Yes. OFWs may continue paying, and former OFWs may continue voluntarily to maintain benefit rights. The Supreme Court has also upheld mandatory SSS coverage of OFWs under RA 11199 while invalidating the rule that made advance SSS contribution payment a precondition for an OEC. (Social Security System)

What should I check before filing my SSS retirement claim?

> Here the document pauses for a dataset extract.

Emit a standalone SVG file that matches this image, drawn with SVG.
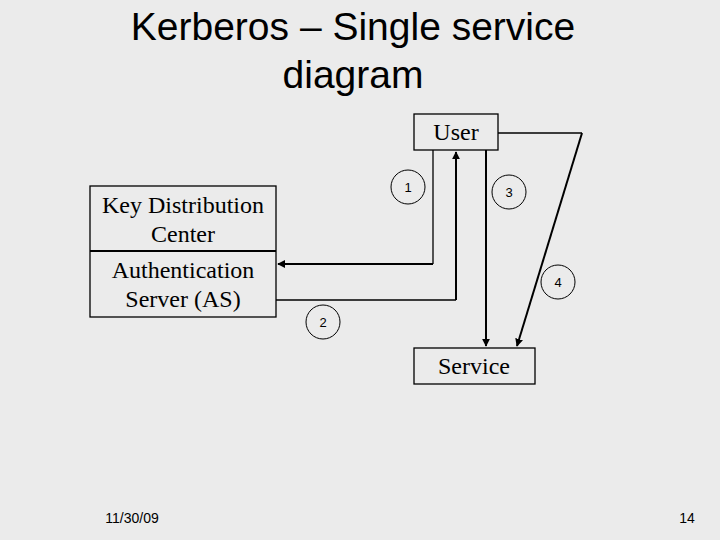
<svg xmlns="http://www.w3.org/2000/svg" width="720" height="540" viewBox="0 0 720 540">
<style>
.box{fill:none;stroke:#000;stroke-width:1.3}
.t{font-family:"Liberation Serif",serif;font-size:24px;fill:#000;text-anchor:middle}
.n{font-family:"Liberation Sans",sans-serif;font-size:13px;fill:#000;text-anchor:middle}
.c{fill:none;stroke:#000;stroke-width:1}
.l{fill:none;stroke:#000;stroke-width:1.3}
.a{fill:none;stroke:#000;stroke-width:2;marker-end:url(#ah)}
</style>
<defs><marker id="ah" viewBox="0 0 10 10" refX="9" refY="5" markerWidth="4" markerHeight="4" orient="auto"><path d="M0,0L10,5L0,10z" fill="#000"/></marker></defs>
<rect width="720" height="540" fill="#ebebeb"/>
<text x="353" y="40" font-family="Liberation Sans,sans-serif" font-size="39" text-anchor="middle">Kerberos – Single service</text>
<text x="353" y="88" font-family="Liberation Sans,sans-serif" font-size="39" text-anchor="middle">diagram</text>
<g id="user"><rect class="box" x="414" y="114" width="84" height="36"/><text class="t" x="456" y="140">User</text></g>
<g id="service"><rect class="box" x="414" y="348" width="121" height="36"/><text class="t" x="474" y="374">Service</text></g>
<g id="kdc"><rect class="box" x="90" y="186" width="186" height="131"/><line x1="90" y1="251" x2="276" y2="251" stroke="#000" stroke-width="2"/>
<text class="t" x="183" y="213">Key Distribution</text><text class="t" x="183" y="242">Center</text>
<text class="t" x="183" y="278">Authentication</text><text class="t" x="183" y="307">Server (AS)</text></g>
<g id="connectors">
<polyline class="l" points="433,150 433,264"/><polyline class="a" points="433,264 278,264"/>
<polyline class="l" points="276,300 456,300"/><polyline class="a" points="456,300 456,152"/>
<polyline class="a" points="486,150 486,346"/>
<polyline class="l" points="498,133 582,133"/><polyline class="a" points="582,133 517,346"/>
</g>
<g id="labels">
<circle class="c" cx="408" cy="187" r="17"/><text class="n" x="408" y="192">1</text>
<circle class="c" cx="509" cy="192" r="17"/><text class="n" x="509" y="197">3</text>
<circle class="c" cx="558" cy="282" r="17"/><text class="n" x="558" y="287">4</text>
<circle class="c" cx="323" cy="322" r="17"/><text class="n" x="323" y="327">2</text>
</g>
<text x="132" y="523" font-family="Liberation Sans,sans-serif" font-size="14" text-anchor="middle">11/30/09</text>
<text x="687" y="523" font-family="Liberation Sans,sans-serif" font-size="14" text-anchor="middle">14</text>
</svg>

Check your posted contributions, membership type, last MSC, loan balances, civil status, beneficiaries, dependent children, DAEM account, and whether your case must be filed online or at an SSS branch/foreign office. Many retirement delays come from mismatched names, missing PSA documents, unposted contributions, or unresolved loan balances.

Key Takeaways

  • Yes, you can continue SSS contributions before claiming retirement benefits if you fall under the allowed voluntary-continuation rules.
  • The most important threshold is 120 monthly contributions before the semester of retirement.
  • If you are short of 120 contributions, do not automatically accept a lump-sum benefit; SSS rules allow eligible members to continue paying as voluntary members to complete 120 months.
  • Members aged 60 to below 65 have different rules from members aged 65 and above.
  • Late retroactive payments are generally not allowed for voluntary, self-employed, and non-working spouse members, so missed months usually remain gaps.
  • Use the correct PRN and membership type, and verify that payments are posted before filing.
  • If your claim involves GSIS portability, bilateral social security agreements, guardianship, foreign documents, or special circumstances, branch or foreign representative office filing may be required.
  • Extra contributions after 120 months may improve benefits, but the effect depends on the SSS pension formula, AMSC, CYS, and applicable contribution rules.

Disclaimer: This content is not legal advice and may involve AI assistance. Information may be inaccurate.